The crowd of 8,428 definitely aided the Bobcats during their comeback. Ohio coach Jim Christian said it’s been that way all season.
“For students not fully being back, we had an unbelievable student section,” Christian said. “I’m amazed by it every time. We just needed to go on a run to get them into the game. Once we did, I think they got into it, and Miami looked a little different.”
Record book: Miami's nine-game losing streak is its longest since losing 12 consecutive games to close the 1932-33 campaign under coach John Mauer.
This is the program’s worst Mid-American Conference season. MU finished 3-13 and has won just three games four other times (3-9 in 1961-62, 3-7 in 1949-50 and 1948-49, and 3-5 in 1947-48).
Those low-water marks are excluding the forfeit-laced season of 1988-89.
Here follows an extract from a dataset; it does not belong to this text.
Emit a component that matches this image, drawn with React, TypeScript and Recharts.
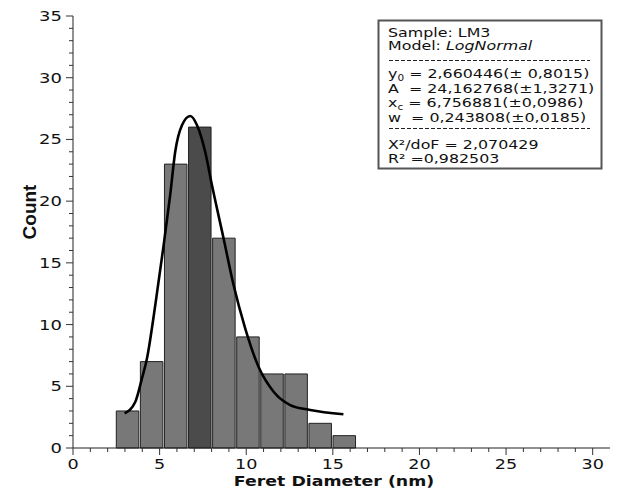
import React from 'react';
import { ComposedChart, Line, XAxis, YAxis, ReferenceArea } from 'recharts';

// Histogram bins (bin centre in nm) and counts
const binCenters = [3.15, 4.54, 5.93, 7.32, 8.71, 10.1, 11.49, 12.88, 14.27, 15.66];
const binCounts = [3, 7, 23, 26, 17, 9, 6, 6, 2, 1];
const highlightBin = 3;

// LogNormal fit curve
const fitX = [2.98, 3.6, 3.98, 4.27, 4.75, 5.23, 5.61, 5.9, 6.29, 6.77, 7.16, 7.63, 8.02, 8.69, 9.27, 9.94, 10.71, 11.58, 12.54, 13.69, 15.61];
const fitY = [2.81, 3.75, 5.64, 7.26, 11.58, 16.4, 20.5, 24.0, 26.15, 26.9, 26.15, 24.0, 21.3, 17.0, 13.2, 9.7, 6.58, 4.56, 3.48, 3.08, 2.73];

// Ticks
const xTicks = [0, 1, 2, 3, 4, 5, 6, 7, 8, 9, 10, 11, 12, 13, 14, 15, 16, 17, 18, 19, 20, 21, 22, 23, 24, 25, 26, 27, 28, 29, 30];
const yTicks = [0, 1, 2, 3, 4, 5, 6, 7, 8, 9, 10, 11, 12, 13, 14, 15, 16, 17, 18, 19, 20, 21, 22, 23, 24, 25, 26, 27, 28, 29, 30, 31, 32, 33, 34, 35];
const majorStep = 5;

const xLabel = 'Feret Diameter (nm)';
const yLabel = 'Count';

const fitData = fitX.map((x, i) => ({ x, y: fitY[i] }));

const SX = 1.24;
const FONT = "'DejaVu Sans', Verdana, sans-serif";
const TICK_COLOR = '#333';
const BAR_HALF = 0.65;

const BottomTick = (props: any) => {
  const { x, y, payload } = props;
  const v = payload.value;
  const major = v % majorStep === 0;
  return (
    <g>
      <line x1={x} x2={x} y1={y} y2={y + (major ? 7 : 4)} stroke={TICK_COLOR} strokeWidth={1} />
      {major && (
        <text transform={`translate(${x},${y + 20.5}) scale(${SX},1)`} textAnchor="middle" fontFamily={FONT} fontSize={14.2} fill="#111">
          {v}
        </text>
      )}
    </g>
  );
};

const TopTick = (props: any) => {
  const { x, y, payload } = props;
  const major = payload.value % majorStep === 0;
  return <line x1={x} x2={x} y1={y} y2={y - (major ? 7 : 4)} stroke={TICK_COLOR} strokeWidth={1} />;
};

const LeftTick = (props: any) => {
  const { x, y, payload } = props;
  const v = payload.value;
  const major = v % majorStep === 0;
  return (
    <g>
      <line x1={x} x2={x - (major ? 7 : 4)} y1={y} y2={y} stroke={TICK_COLOR} strokeWidth={1} />
      {major && (
        <text transform={`translate(${x - 11},${y + 5}) scale(${SX},1)`} textAnchor="end" fontFamily={FONT} fontSize={14.5} fill="#111">
          {v}
        </text>
      )}
    </g>
  );
};

const RightTick = (props: any) => {
  const { x, y, payload } = props;
  const major = payload.value % majorStep === 0;
  return <line x1={x} x2={x + (major ? 7 : 4)} y1={y} y2={y} stroke={TICK_COLOR} strokeWidth={1} />;
};

const Legend = () => {
  const lx = 388;
  const t = (y: number) => `translate(${lx},${y}) scale(${SX},1)`;
  const common = { fontFamily: FONT, fontSize: 12.8, fill: '#111', style: { whiteSpace: 'pre' as const } };
  return (
    <svg width={623} height={489} style={{ position: 'absolute', left: 0, top: 0, pointerEvents: 'none' }}>
      <rect x={378.5} y={20.5} width={223} height={148} fill="#fff" stroke="#555" strokeWidth={2} />
      <text transform={t(36.5)} {...common}>Sample: LM3</text>
      <text transform={t(49.5)} {...common}>Model: <tspan fontStyle="italic">LogNormal</tspan></text>
      <line x1={389} x2={590} y1={60.5} y2={60.5} stroke="#222" strokeWidth={1} strokeDasharray="4 2" />
      <text transform={t(78)} {...common}>y<tspan fontSize={8.5} dy={2.5}>0</tspan><tspan dy={-2.5}> = 2,660446(± 0,8015)</tspan></text>
      <text transform={t(92.5)} {...common}>A  = 24,162768(±1,3271)</text>
      <text transform={t(107)} {...common}>x<tspan fontSize={8.5} dy={2.5}>c</tspan><tspan dy={-2.5}> = 6,756881(±0,0986)</tspan></text>
      <text transform={t(121.5)} {...common}>w  = 0,243808(±0,0185)</text>
      <line x1={389} x2={590} y1={128.5} y2={128.5} stroke="#222" strokeWidth={1} strokeDasharray="4 2" />
      <text transform={t(148.5)} {...common}>X²/doF = 2,070429</text>
      <text transform={t(162.5)} {...common}>R² =0,982503</text>
    </svg>
  );
};

export default function App() {
  return (
    <div style={{ position: 'absolute', left: 0, top: 0, width: 623, height: 489, background: '#fff' }}>
      <ComposedChart width={623} height={489} data={fitData} margin={{ top: 16, right: 13, left: 0, bottom: 0 }}>
        <XAxis
          xAxisId={0}
          dataKey="x"
          type="number"
          domain={[0, 31]}
          allowDataOverflow
          ticks={xTicks}
          interval={0}
          tickSize={0}
          tickMargin={0}
          tickLine={false}
          tick={<BottomTick />}
          height={41}
          axisLine={{ stroke: '#222', strokeWidth: 1 }}
          label={{
            content: () => (
              <text transform={`translate(334,485.5) scale(${SX},1)`} textAnchor="middle" fontFamily={FONT} fontWeight="bold" fontSize={14} fill="#111">
                {xLabel}
              </text>
            ),
          }}
        />
        <XAxis
          xAxisId="top"
          orientation="top"
          type="number"
          domain={[0, 31]}
          allowDataOverflow
          ticks={xTicks}
          interval={0}
          tickSize={0}
          tickMargin={0}
          tickLine={false}
          tick={<TopTick />}
          height={0}
          axisLine={{ stroke: '#222', strokeWidth: 1 }}
        />
        <YAxis
          yAxisId={0}
          type="number"
          domain={[0, 35]}
          allowDataOverflow
          ticks={yTicks}
          interval={0}
          tickSize={0}
          tickMargin={0}
          tickLine={false}
          tick={<LeftTick />}
          width={73}
          axisLine={{ stroke: '#222', strokeWidth: 1 }}
          label={{
            content: () => (
              <text transform="translate(36,212) rotate(-90)" textAnchor="middle" fontFamily="'Liberation Sans Narrow', 'Liberation Sans', Arial, sans-serif" fontWeight="bold" fontSize={19} fill="#111">
                {yLabel}
              </text>
            ),
          }}
        />
        <YAxis
          yAxisId="right"
          orientation="right"
          type="number"
          domain={[0, 35]}
          allowDataOverflow
          ticks={yTicks}
          interval={0}
          tickSize={0}
          tickMargin={0}
          tickLine={false}
          tick={<RightTick />}
          width={0}
          axisLine={{ stroke: '#222', strokeWidth: 1 }}
        />
        {binCenters.map((c, i) => (
          <ReferenceArea
            key={i}
            xAxisId={0}
            yAxisId={0}
            x1={c - BAR_HALF}
            x2={c + BAR_HALF}
            y1={0}
            y2={binCounts[i]}
            fill={i === highlightBin ? '#4b4b4b' : '#787878'}
            fillOpacity={1}
            stroke="#222"
            strokeWidth={1}
            strokeOpacity={1}
          />
        ))}
        <Line
          xAxisId={0}
          yAxisId={0}
          type="monotone"
          dataKey="y"
          stroke="#000"
          strokeWidth={2.6}
          dot={false}
          activeDot={false}
          isAnimationActive={false}
        />
      </ComposedChart>
      <Legend />
    </div>
  );
}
Leading the way: Will Felder and Jon Harris scored 20 and 13 points, respectively, for the RedHawks. Felder was 7 of 10 from the floor with five rebounds, while Harris was 6 of 11 from the field and grabbed nine boards.
Felder tallied Miami’s final nine points in the first half.
“I was able to get open on a couple plays, and (Rollins) was able to give me the ball in a position to score,” Felder said. “That was good on both of our parts.”
Rollins dished out nine assists, one short of his career high.